Actual stone monasteries and churches in Armenia serve
as backdrops, surrounded by green hills, wide-open spaces,
deep skies. These dances are punctuated by the sound
of the violin-like kemenche (the instrument used by
Sayat Nova) and the words of his poems, often morose
and full of longing.
Finally, the poet is sacrificed, he kneels on the floor
of the church, wearing white, arms outstretched, the
red blood staining his robe a reminder of the film’s
opening shots. We see no Persian soldiers, no outright
violence committed against him. He kneels alone and
this sacrifice is seen as a willing one. In keeping
with the imagery of Christianity, the “king of songs”
accepts his fate just as Christ allowed himself to be
crucified. We have come full circle, the beginning and
the end are the same, and death is the inevitable price
to pay for one’s faith. The words that Parajanov chooses
to extract from Sayat Nova’s poetry explain his feelings
about this sacrifice.
my songs alone will not desert me…
The fate of the poet is not as important as the poems
themselves, because they serve to memorialize and to
honor the faith and lives of those who came before.

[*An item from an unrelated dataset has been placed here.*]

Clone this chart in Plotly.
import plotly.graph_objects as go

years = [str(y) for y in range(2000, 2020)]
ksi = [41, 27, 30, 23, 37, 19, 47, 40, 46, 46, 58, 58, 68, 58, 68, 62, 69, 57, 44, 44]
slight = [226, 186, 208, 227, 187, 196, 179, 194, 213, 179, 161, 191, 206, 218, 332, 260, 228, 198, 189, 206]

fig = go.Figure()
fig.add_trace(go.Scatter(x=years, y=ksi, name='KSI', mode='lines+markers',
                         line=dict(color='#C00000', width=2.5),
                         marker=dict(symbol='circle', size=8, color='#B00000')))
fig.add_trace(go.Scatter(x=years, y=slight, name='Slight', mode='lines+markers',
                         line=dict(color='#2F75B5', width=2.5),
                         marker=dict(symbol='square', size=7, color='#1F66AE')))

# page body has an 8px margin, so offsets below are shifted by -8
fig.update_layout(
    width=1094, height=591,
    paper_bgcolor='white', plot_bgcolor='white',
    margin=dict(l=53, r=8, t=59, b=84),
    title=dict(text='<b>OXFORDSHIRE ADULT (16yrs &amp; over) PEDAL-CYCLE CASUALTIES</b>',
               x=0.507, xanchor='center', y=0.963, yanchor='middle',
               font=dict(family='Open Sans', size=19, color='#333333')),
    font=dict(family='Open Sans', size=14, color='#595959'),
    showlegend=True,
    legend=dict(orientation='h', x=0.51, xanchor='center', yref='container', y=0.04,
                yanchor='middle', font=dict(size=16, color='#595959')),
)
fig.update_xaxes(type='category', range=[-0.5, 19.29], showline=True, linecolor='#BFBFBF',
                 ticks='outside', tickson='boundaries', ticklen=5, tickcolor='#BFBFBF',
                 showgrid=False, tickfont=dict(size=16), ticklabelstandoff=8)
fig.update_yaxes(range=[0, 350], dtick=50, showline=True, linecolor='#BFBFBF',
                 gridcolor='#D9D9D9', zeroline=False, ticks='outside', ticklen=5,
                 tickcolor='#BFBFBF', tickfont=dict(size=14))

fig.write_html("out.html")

Parajanov knew that he would be condemned for his films,
but he was willing to sacrifice his safety to realize
on film the traditions and beauty of his people. Even
after his release, Parajanov was committed to his vision,
creating more surreal, ethnographic films like Ashik
Kerib, a retelling of a Georgian folk-tale. Clearly
there was much pleasure in these stories and images
for Parajanov, but a huge part of the creative process
here is the paradigm of sacrifice. The suffering of
the artist seems essential to the meaning of this film,
it could not have been made in any other way. The motivation
of The Color of Pomegranates seems best described
by the life and poetry of Sayat Nova himself:
a poet dies but his muse is immortal.